Pero la cosa no acabó ahí. Recuerdo que la policía cantonal del Tesino, envidiosa, mató unos días después a un chico que volvía de Génova, rociándolo con veneno desde un coche de bomberos, hasta que se asfixió. Y entonces pasan ante mis ojos todas las demás imágenes de la indescriptible violencia de la guerra civil en la antigua Yugoslavia y las masacres de Srpska Garda, el estadio de Santiago de Chile inmediatamente después del golpe de Estado, las imágenes de Birmania, las palizas de Minsk, las fotos de los cementerios masivos de Camboya y de los campos de concentración nazis y estalinistas, las palizas de los mercenarios estadounidenses en Iraq y Guantánamo. Una gran parte de la humanidad sólo se siente satisfecha si puede destruir, aniquilar, humillar y torturar a otros seres humanos. Es como si hubiéramos creado la Policía y el Ejército para darles un marco, para contenerlos de alguna manera – como si los hechos de Santa María Capua Vetere fueran el precio necesario a pagar para evitar que los monstruos sean libres y maten a diario, aburridos y regodeándose de su inhumanidad.

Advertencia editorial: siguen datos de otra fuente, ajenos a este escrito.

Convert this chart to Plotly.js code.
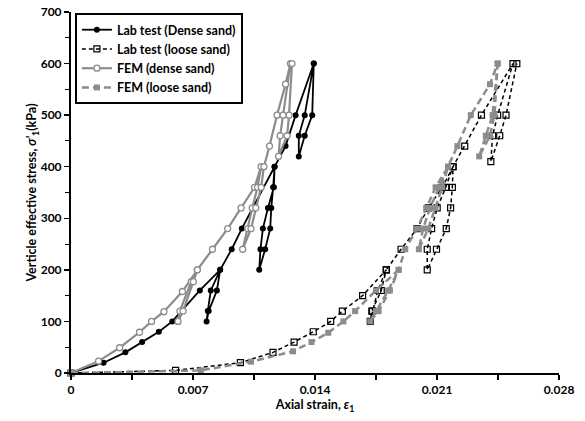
<!DOCTYPE html>
<html>
<head>
<meta charset="utf-8">
<script src="https://cdn.plot.ly/plotly-3.0.1.min.js"></script>
<style>html,body{margin:0;padding:0;background:#fff;}#chart{width:585px;height:421px;}</style>
</head>
<body>
<div id="chart"></div>
<script>
// Lab test (Dense sand)
var labDenseX = [0,0.00187,0.00312,0.00408,0.00504,0.00581,0.00739,0.00856,
  0.00837,0.0079,0.00778, 0.00785,0.00802,0.00856,
  0.00922,0.0098,0.01168,
  0.01164,0.0113,0.01101,0.01087,0.0108, 0.01114,0.01143,0.01149,0.0116,0.01168,
  0.01231,0.01289,0.01393, 0.01341,0.01307,0.01307, 0.01341,0.01384,0.01393];
var labDenseY = [0,20,40,60,80,100,160,200,
  160,120,100, 120,160,200,
  240,280,400,
  360,320,280,240,200, 240,280,320,360,400,
  440,500,600, 500,460,420, 460,500,600];

// Lab test (loose sand)
var labLooseX = [0,0.0060,0.00972,0.01159,0.0128,0.0139,0.0149,0.01557,0.01673,0.01809,
  0.0178,0.01726,0.01717, 0.0173,0.0176,0.01809,
  0.01894,0.01986,0.0205,0.0213,0.02192,
  0.02188,0.02178,0.02153,0.02097,0.02044, 0.02044,0.02069,0.02101,0.0215,0.02192,
  0.02259,0.02355,0.02536, 0.02448,0.02419,0.02409, 0.0246,0.02496,0.02558];
var labLooseY = [0,5,20,40,60,80,100,120,150,200,
  160,120,100, 120,160,200,
  240,280,320,360,400,
  360,320,280,240,200, 240,280,320,360,400,
  440,500,600, 500,460,410, 460,500,600];

// FEM (dense sand)
var femDenseX = [0,0.00158,0.00279,0.00393,0.00462,0.00533,0.00639,0.00725,
  0.0069,0.00625,0.00614, 0.00643,0.00702,0.00725,
  0.00812,0.00899,0.00976,0.01053,0.01091,
  0.0107,0.0104,0.01014,0.00985, 0.01033,0.0106,0.01091,0.01107,
  0.01139,0.01182,0.01231,0.01259, 0.01217,0.0120,0.01191, 0.0124,0.01251,0.01268];
var femDenseY = [0,23,49,79,100,119,158,200,
  177,120,100, 120,177,200,
  240,280,320,360,400,
  360,320,280,240, 280,320,360,400,
  440,500,560,600, 500,460,420, 460,500,600];

// FEM (loose sand)
var femLooseX = [0,0.00745,0.01033,0.01274,0.0138,0.01476,0.01563,0.0163,0.0175,0.0188,
  0.0182,0.0175,0.01717, 0.01765,0.0183,0.0188,
  0.01918,0.01986,0.02038,0.02092,0.02163,
  0.0213,0.0209,0.0205,0.01996, 0.0202,0.0206,0.0211,0.02163,
  0.02217,0.02294,0.02404,0.02448, 0.02419,0.0238,0.02342, 0.02404,0.0243,0.02448];
var femLooseY = [0,5,22,42,60,78,100,120,160,200,
  160,120,100, 120,160,200,
  240,280,320,360,400,
  360,320,280,240, 280,320,360,400,
  440,500,560,600, 500,460,420, 460,500,600];

var xTickVals = [0,0.007,0.014,0.021,0.028];
var xTickText = ['0','0.007','0.014','0.021','0.028'];
var yTickVals = [0,100,200,300,400,500,600,700];

var traces = [
  {x: labDenseX, y: labDenseY, name: 'Lab test (Dense sand)', mode: 'lines+markers',
   line: {color: '#000', width: 1.8},
   marker: {symbol: 'circle', size: 6, color: '#000'}, cliponaxis: false},
  {x: labLooseX, y: labLooseY, name: 'Lab test (loose sand)', mode: 'lines+markers',
   line: {color: '#000', width: 1.5, dash: '4px,3px'},
   marker: {symbol: 'square-open', size: 6, color: '#000', line: {width: 1.2}}, cliponaxis: false},
  {x: femDenseX, y: femDenseY, name: 'FEM (dense sand)', mode: 'lines+markers',
   line: {color: '#8c8c8c', width: 2.2},
   marker: {symbol: 'circle', size: 6, color: '#fff', line: {color: '#8c8c8c', width: 1.3}}, cliponaxis: false},
  {x: femLooseX, y: femLooseY, name: 'FEM (loose sand)', mode: 'lines+markers',
   line: {color: '#8c8c8c', width: 2.5, dash: '7px,4px'},
   marker: {symbol: 'square', size: 6, color: '#8c8c8c'}, cliponaxis: false}
];

var fam = 'Lato, "DejaVu Sans", sans-serif';
var tickF = {family: fam, size: 12, color: '#000', weight: 'bold'};
var titleF = {family: fam, size: 12.5, color: '#000', weight: 'bold'};

var layout = {
  width: 585, height: 421,
  margin: {l: 71, r: 26, t: 12, b: 48},
  paper_bgcolor: '#fff', plot_bgcolor: '#fff',
  showlegend: true,
  legend: {x: 0.008, y: 0.997, xanchor: 'left', yanchor: 'top',
    bordercolor: '#000', borderwidth: 2, bgcolor: '#fff',
    font: {family: fam, size: 12.5, color: '#000', weight: 'bold'},
    itemwidth: 30, tracegroupgap: 0},
  xaxis: {range: [0, 0.028], tickvals: xTickVals, ticktext: xTickText,
    showgrid: false, zeroline: false, showline: true, linecolor: '#000', linewidth: 2,
    ticks: 'outside', ticklen: 5, tickwidth: 1.5, tickcolor: '#000',
    minor: {dtick: 0.0035, ticks: 'outside', ticklen: 5, tickwidth: 1.5, tickcolor: '#000'},
    tickfont: tickF,
    title: {text: 'Axial strain, <i>ε</i><sub>1</sub>', font: titleF, standoff: 3}},
  yaxis: {range: [0, 700], tickvals: yTickVals,
    showgrid: false, zeroline: false, showline: true, linecolor: '#000', linewidth: 2,
    ticks: 'outside', ticklen: 5, tickwidth: 1.5, tickcolor: '#000',
    minor: {dtick: 50, ticks: 'outside', ticklen: 4, tickwidth: 1, tickcolor: '#000'},
    tickfont: tickF,
    title: {text: 'Verticle effective stress, <i>σ\'</i><sub>1</sub>(kPa)', font: titleF, standoff: 0}}
};

Plotly.newPlot('chart', traces, layout, {displayModeBar: false, staticPlot: true});
</script>
</body>
</html>
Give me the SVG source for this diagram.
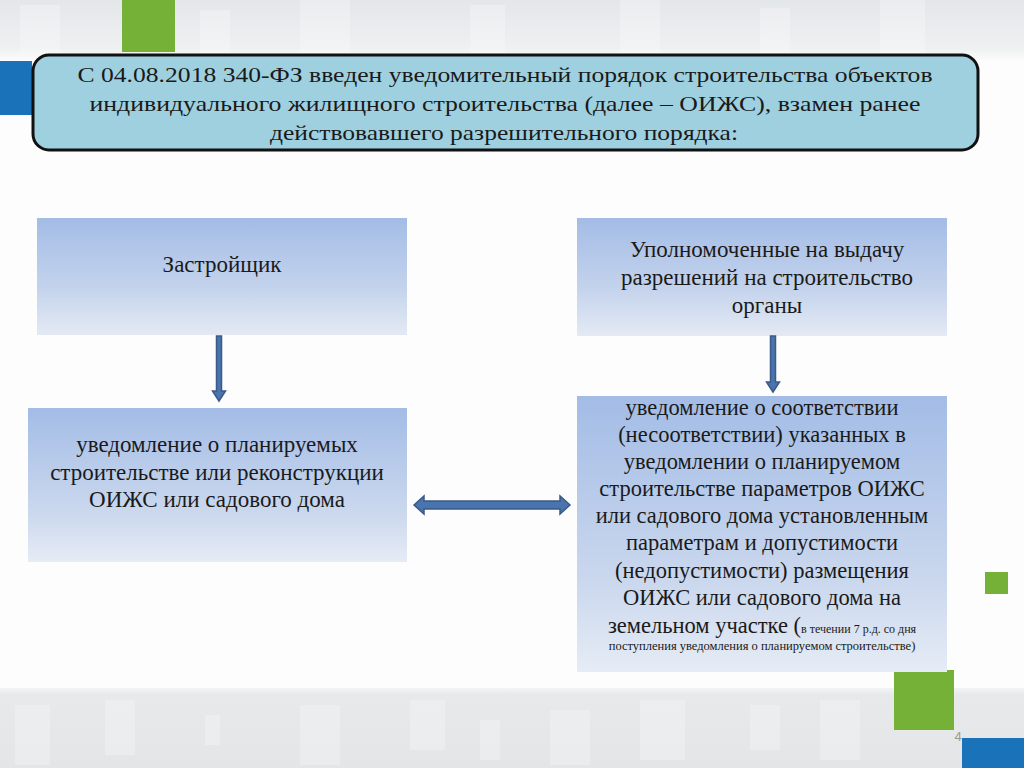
<svg xmlns="http://www.w3.org/2000/svg" width="1024" height="768" viewBox="0 0 1024 768">
<defs>
<linearGradient id="topband" x1="0" y1="0" x2="0" y2="1">
<stop offset="0" stop-color="#e4e7ea"/><stop offset="0.8" stop-color="#eef0f1"/><stop offset="1" stop-color="#fbfbfb"/>
</linearGradient>
<linearGradient id="botband" x1="0" y1="0" x2="0" y2="1">
<stop offset="0" stop-color="#f3f4f5"/><stop offset="0.08" stop-color="#e7e9eb"/><stop offset="1" stop-color="#e3e5e7"/>
</linearGradient>
<linearGradient id="boxg" x1="0" y1="0" x2="0" y2="1">
<stop offset="0" stop-color="#a3bce6"/><stop offset="0.6" stop-color="#c4d3ec"/><stop offset="1" stop-color="#e4eaf4"/>
</linearGradient>
<linearGradient id="boxg2" x1="0" y1="0" x2="0" y2="1">
<stop offset="0" stop-color="#a3bce6"/><stop offset="0.7" stop-color="#ccd9ee"/><stop offset="1" stop-color="#e6ecf5"/>
</linearGradient>
<style>
.t{font-family:"Liberation Serif","Times New Roman",serif;fill:#1a1a1a;text-anchor:middle}
.h{font-size:22px}
.b{font-size:23px}
.r{font-size:22.5px}
.s{font-size:12px}
.s2{font-size:12.5px}
.arr{fill:#4a74ae;stroke:#3a5a88;stroke-width:1.5}
.deco{fill:#ffffff;opacity:0.25}
</style>
</defs>
<rect width="1024" height="768" fill="#fdfdfd"/>
<rect x="0" y="0" width="1024" height="60" fill="url(#topband)"/>
<g class="deco">
<rect x="20" y="5" width="40" height="50"/><rect x="200" y="10" width="30" height="45"/><rect x="300" y="0" width="50" height="55"/><rect x="470" y="5" width="35" height="50"/><rect x="620" y="0" width="40" height="55"/><rect x="760" y="8" width="30" height="47"/><rect x="880" y="0" width="45" height="55"/>
</g>
<rect x="0" y="688" width="1024" height="80" fill="url(#botband)"/>
<g class="deco">
<rect x="15" y="705" width="35" height="60"/><rect x="105" y="700" width="30" height="55"/><rect x="205" y="715" width="15" height="30"/><rect x="300" y="705" width="40" height="60"/><rect x="410" y="700" width="35" height="50"/><rect x="480" y="720" width="20" height="40"/><rect x="550" y="710" width="40" height="55"/><rect x="640" y="700" width="45" height="60"/><rect x="750" y="705" width="30" height="45"/><rect x="820" y="700" width="40" height="60"/>
</g>
<rect x="122" y="0" width="53" height="52" fill="#74b136"/>
<rect x="0" y="61" width="32" height="54" fill="#1a72b8"/>
<rect x="985" y="572" width="23" height="22" fill="#74b136"/>
<rect x="894" y="670" width="60" height="60" fill="#74b136"/>
<rect x="962" y="738" width="62" height="30" fill="#1a72b8"/>
<text x="958" y="741" font-family="Liberation Sans,Arial,sans-serif" font-size="13" fill="#9a9a9a" text-anchor="middle">4</text>

<g id="header">
<rect x="33" y="55" width="945" height="95" rx="16" fill="#9fd0e0" stroke="#111" stroke-width="3"/>
<text class="t h" x="505" y="82" textLength="855" lengthAdjust="spacingAndGlyphs">С 04.08.2018 340-ФЗ введен уведомительный порядок строительства объектов</text>
<text class="t h" x="505" y="111" textLength="831" lengthAdjust="spacingAndGlyphs">индивидуального жилищного строительства  (далее – ОИЖС), взамен ранее</text>
<text class="t h" x="504" y="140" textLength="468" lengthAdjust="spacingAndGlyphs">действовавшего разрешительного порядка:</text>
</g>

<g id="developer">
<rect x="37" y="218" width="370" height="117" fill="url(#boxg)"/>
<text class="t b" x="222" y="272">Застройщик</text>
</g>

<g id="authority">
<rect x="577" y="218" width="370" height="118" fill="url(#boxg)"/>
<text class="t b" x="767" y="257">Уполномоченные на выдачу</text>
<text class="t b" x="767" y="285">разрешений на строительство</text>
<text class="t b" x="767" y="313">органы</text>
</g>

<g id="notice">
<rect x="28" y="408" width="379" height="154" fill="url(#boxg2)"/>
<text class="t b" x="217" y="452">уведомление о планируемых</text>
<text class="t b" x="217" y="480">строительстве или реконструкции</text>
<text class="t b" x="217" y="507">ОИЖС или садового дома</text>
</g>

<g id="response">
<rect x="577" y="396" width="370" height="276" fill="url(#boxg2)"/>
<text class="t r" x="762" y="415">уведомление о соответствии</text>
<text class="t r" x="762" y="442">(несоответствии) указанных в</text>
<text class="t r" x="762" y="469">уведомлении о планируемом</text>
<text class="t r" x="762" y="496">строительстве параметров ОИЖС</text>
<text class="t r" x="762" y="523">или садового дома установленным</text>
<text class="t r" x="762" y="550">параметрам  и  допустимости</text>
<text class="t r" x="762" y="578">(недопустимости) размещения</text>
<text class="t r" x="762" y="605">ОИЖС или садового дома на</text>
<text class="t r" x="762" y="633">земельном участке (<tspan class="s">в течении 7 р.д. со дня</tspan></text>
<text class="t s2" x="762" y="650">поступления уведомления о планируемом строительстве)</text>
</g>

<g id="connectors">
<path class="arr" d="M216.5,336 h5 v55 h4 l-6.5,10 l-6.5,-10 h4 z"/>
<path class="arr" d="M770.5,336 h5 v46 h4 l-6.5,10 l-6.5,-10 h4 z"/>
<path class="arr" d="M414,505 l10,-9 v5 h136 v-5 l10,9 l-10,9 v-5 h-136 v5 z"/>
</g>
</svg>
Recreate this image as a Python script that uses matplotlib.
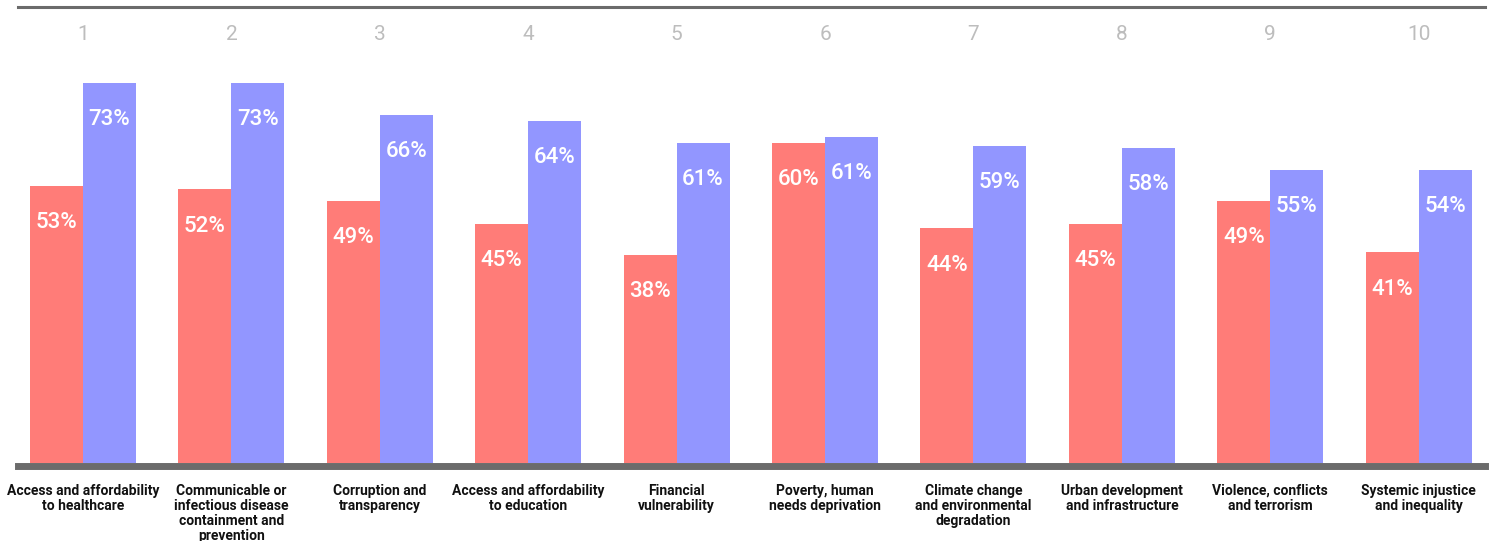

Si han pasado veinte años entre la Escuela Díaz y las palizas en las cárceles, significa que las cosas no han cambiado, que el monstruo no duerme, sino que dormita astutamente, y está listo para estallar en cuanto una grieta en la democracia se convierta en una brecha. Cada vez que una población de borregos demuestra que está dispuesta a aceptar esto también, a cambio de la libertad de ser concejal y disparar a un inmigrante ilegal, experimentando la emoción del asesinato.
Con nuestra ignorancia, nuestra aceptación de la equivalencia de hechos y opiniones, nuestro egoísmo, nuestro rechazo total de la responsabilidad, nos estamos convirtiendo en la carne de cañón de estos torturadores. Los chicos de 1849 murieron en el Janículo defendiendo la libertad, los chicos del G8 defendiendo una idea sagrada de libertad y participación. Nosotros, en cambio, escribiendo tonterías en Facebook y defendiendo nuestros iPhones, dispuestos a dejarlo todo. Ya no formamos parte de la humanidad (por nuestra propia elección), no estamos dispuestos a luchar por nuestros seres queridos, nuestras ideas, nuestro futuro. Despertamos horror.